Heading south on the Pacific Crest Trail, the path curves around Naches Peak, passing recently melted out tarns and steep meadows shimmering with wildflowers. Shortly before reaching the Pacific Crest Trail/Mount Rainier National Park junction, there is an overlook of Dewey Lakes - the lakes look further away than they are. At the junction, (5,773 feet; N 46° 51' 44", W 121° 29' 45") the Pacific Crest Trail continues, dropping down to Dewey Lakes in about a half mile with a loss of about 640 feet. For backpackers, most of the campsites near the lake are closed for restoration and you may need to camp further away from the lakes than you'd prefer. Hikers should also avoid walking through recovering areas; closed sites are posted.
If the thought of losing and regaining 643 feet or so elevation has little appeal and you decide to hike the Naches Loop instead, keep in mind you will be entering Mount Rainier National Park at this junction; dogs are not allowed inside the park. If you are hiking with your four-legged pal, continue on the Pacific Crest Trail or hike back to Chinook Pass the way you came.
Since Dewey Lakes was our goal we continued on the Pacific Crest Trail; just below the junction the trail enters the William O. Douglas Wilderness and drops down to the lakes. The lakes lie close together; the smaller lake at 5,131 feet, the larger lake at 5,130 feet. Either lake makes a great lunch spot or turnaround; we stopped at the little lake for a bite to eat. That big clunky mountain you see from the lakes is Seymour Peak.

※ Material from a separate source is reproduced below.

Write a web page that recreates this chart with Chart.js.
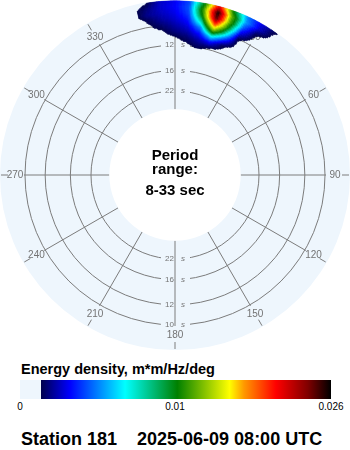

If you want to extend the hike, continue on the Pacific Crest Trail as it contours above the larger lake. In late July there were still a few snow patches to negotiate near the lakes but as the trail pulled away from the lakes it was free of snow and in good condition, at least the first couple of miles or so from Dewey Lakes.
At 5,831 feet we passed a small tarn; we'd hoped to get to Anderson Lake though it was further away than we thought at the time. Given the marshy shore of the tarn and recently melted snow, we couldn't decide to classify this little body of water as a lake or a tarn (we finally settled on tarn). After passing the tarn, the trail steepened with gentle ups and downs with a few views across the valley that separated us from SR 410. As is often the case, Time was moving faster than we were so rather than hurry we turned around at a stream crossing (5,432 feet) resigned to retracing our steps and regaining elevation back to the junction with the Naches Loop Trail.

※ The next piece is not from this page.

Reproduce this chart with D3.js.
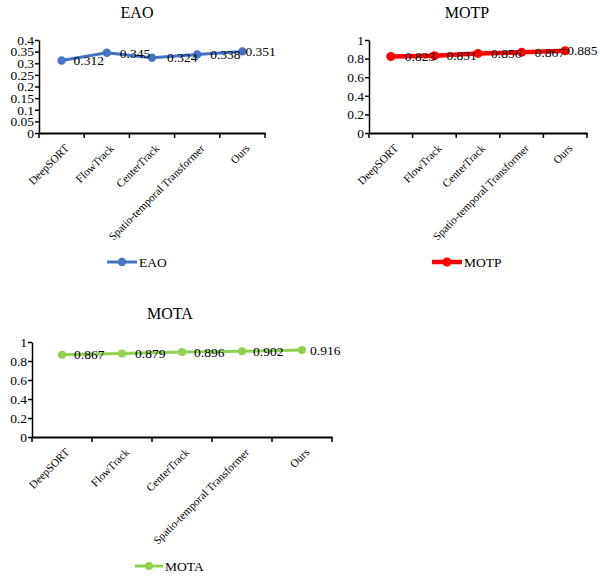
<!DOCTYPE html>
<html>
<head>
<meta charset="utf-8">
<script src="https://cdn.jsdelivr.net/npm/d3@7"></script>
<style>
  html, body { margin: 0; padding: 0; background: #fff; }
  svg { display: block; }
  svg text { font-family: "Liberation Serif", "Times New Roman", serif !important; fill: #000; }
</style>
</head>
<body>
<svg id="chart" width="600" height="578"></svg>
<script>
const categories = ["DeepSORT", "FlowTrack", "CenterTrack", "Spatio-temporal Transformer", "Ours"];
const eaoValues = [0.312, 0.345, 0.324, 0.338, 0.351];
const motpValues = [0.823, 0.831, 0.856, 0.867, 0.885];
const motaValues = [0.867, 0.879, 0.896, 0.902, 0.916];
const eaoTicks = [0, 0.05, 0.1, 0.15, 0.2, 0.25, 0.3, 0.35, 0.4];
const motpTicks = [0, 0.2, 0.4, 0.6, 0.8, 1];
const motaTicks = [0, 0.2, 0.4, 0.6, 0.8, 1];

const svg = d3.select("#chart");

const charts = [
  { title: "EAO", values: eaoValues, ticks: eaoTicks, max: 0.4, color: "#4472C4",
    x0: 39, x1: 265, yTop: 40, yBot: 133, titleX: 137, titleY: 18,
    legX0: 107, legX1: 137, legY: 262, lw: 3, r: 4.2, labelDx: [12, 13, 15, 13, 3] },
  { title: "MOTP", values: motpValues, ticks: motpTicks, max: 1, color: "#FF0000",
    x0: 369, x1: 587, yTop: 40, yBot: 133, titleX: 467, titleY: 18,
    legX0: 432, legX1: 462, legY: 262, lw: 4.5, r: 4.5, labelDx: [14, 12, 13, 13, 2] },
  { title: "MOTA", values: motaValues, ticks: motaTicks, max: 1, color: "#92D050",
    x0: 32, x1: 332, yTop: 342, yBot: 437, titleX: 170, titleY: 319,
    legX0: 135, legX1: 163, legY: 566, lw: 3, r: 4, labelDx: [12, 13, 12, 11, 8] }
];

const fmt = d => String(+d.toFixed(3));

charts.forEach(c => {
  const g = svg.append("g");
  const x = d3.scaleBand().domain(categories).range([c.x0, c.x1]).paddingInner(0).paddingOuter(0);
  const y = d3.scaleLinear().domain([0, c.max]).range([c.yBot, c.yTop]);
  const cx = i => x(categories[i]) + x.bandwidth() / 2;

  // title
  g.append("text").attr("x", c.titleX).attr("y", c.titleY)
    .attr("text-anchor", "middle").attr("font-size", 16).text(c.title);

  // y axis
  const ya = g.append("g").attr("transform", `translate(${c.x0},0)`)
    .call(d3.axisLeft(y).tickValues(c.ticks).tickSize(4).tickSizeOuter(0).tickPadding(1).tickFormat(fmt));
  ya.selectAll("path,line").attr("stroke", "#000").attr("stroke-width", 1.5);
  ya.selectAll("text").attr("font-size", 13.5);

  // x axis
  const xa = g.append("g").attr("transform", `translate(0,${c.yBot})`)
    .call(d3.axisBottom(x).tickSize(0).tickSizeOuter(0).tickFormat(""));
  xa.select("path").attr("stroke", "#000").attr("stroke-width", 2);
  const edges = categories.map(d => x(d)).concat([c.x1]);
  g.selectAll(".xt").data(edges).enter().append("line")
    .attr("x1", d => d).attr("x2", d => d)
    .attr("y1", c.yBot).attr("y2", c.yBot + 5)
    .attr("stroke", "#000").attr("stroke-width", 1.5);
  g.selectAll(".xl").data(categories).enter().append("text")
    .attr("transform", (d, i) => `translate(${cx(i) + 8},${c.yBot + 16}) rotate(-45)`)
    .attr("text-anchor", "end").attr("font-size", 11.2)
    .text(d => d);

  // line
  const line = d3.line().x((d, i) => cx(i)).y(d => y(d));
  g.append("path").datum(c.values).attr("d", line)
    .attr("fill", "none").attr("stroke", c.color).attr("stroke-width", c.lw);
  g.selectAll(".pt").data(c.values).enter().append("circle")
    .attr("cx", (d, i) => cx(i))
    .attr("cy", d => y(d)).attr("r", c.r).attr("fill", c.color);

  // data labels
  g.selectAll(".dl").data(c.values).enter().append("text")
    .attr("x", (d, i) => cx(i) + c.labelDx[i])
    .attr("y", d => y(d)).attr("dy", "0.35em")
    .attr("font-size", 13.5)
    .text(d => d.toFixed(3));

  // legend
  g.append("line").attr("x1", c.legX0).attr("x2", c.legX1).attr("y1", c.legY).attr("y2", c.legY)
    .attr("stroke", c.color).attr("stroke-width", c.lw);
  g.append("circle").attr("cx", (c.legX0 + c.legX1) / 2).attr("cy", c.legY).attr("r", c.r).attr("fill", c.color);
  g.append("text").attr("x", c.legX1 + 2).attr("y", c.legY).attr("dy", "0.35em")
    .attr("font-size", 13.5).text(c.title);
});
</script>
</body>
</html>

As we retraced our steps we dreaded that elevation gain back to the Naches Loop but it went more easily than we imagined, so we rewarded ourselves by completing the Naches Loop trail rather than hike back the way we came. By staying on the Naches Loop (clockwise) we were hiking toward Mount Rainier rather than away from it and the views are wonderful, especially when mixed with more wildflower displays and pretty-as-a-picture tarns. A little past the junction the strange beauty of a tarn, more red than green with mineral-deposits puzzled us; that made for interesting photography.
As we continued on the loop we found more flowers in bloom including beargrass, phlox, hellebore with it's deeply-furrowed, swirled leaves, magenta Indian paintbrush, even avalanche and glacier lilies where snow had recently melted. The Naches Loop trail drops down to Tipsoo Lake - from there you can hike a short stretch of State Route 410 back to Chinook Pass or one of several (unmarked) trails that lead back to the pass. For us it's easier to hike back to Chinook Pass along State Route 410 - social trails have made a mishmash of trails near Tipsoo Lake. For a more detailed description of the Naches Loop Trail refer to the Naches Loop trail report.
Stats: Dewey Lakes from Chinook Pass (hiking clockwise) is 5.4 miles round trip. It is about 1,050 feet of total gain to and from the lakes without completing the loop. If you complete the Naches Loop in addition to Dewey Lakes it is about 5.5 miles round trip with 1,343 feet of elevation gain.
Getting there: From Enumclaw drive east on SR 410 to Chinook Pass, the trailhead for the Pacific Crest Trail (and the Naches Loop) is a little below the pass. A Pacific Northwest Forest Pass is required to park at the Pacific Crest Trailhead (you don't need a pass to park at Tipsoo Lake).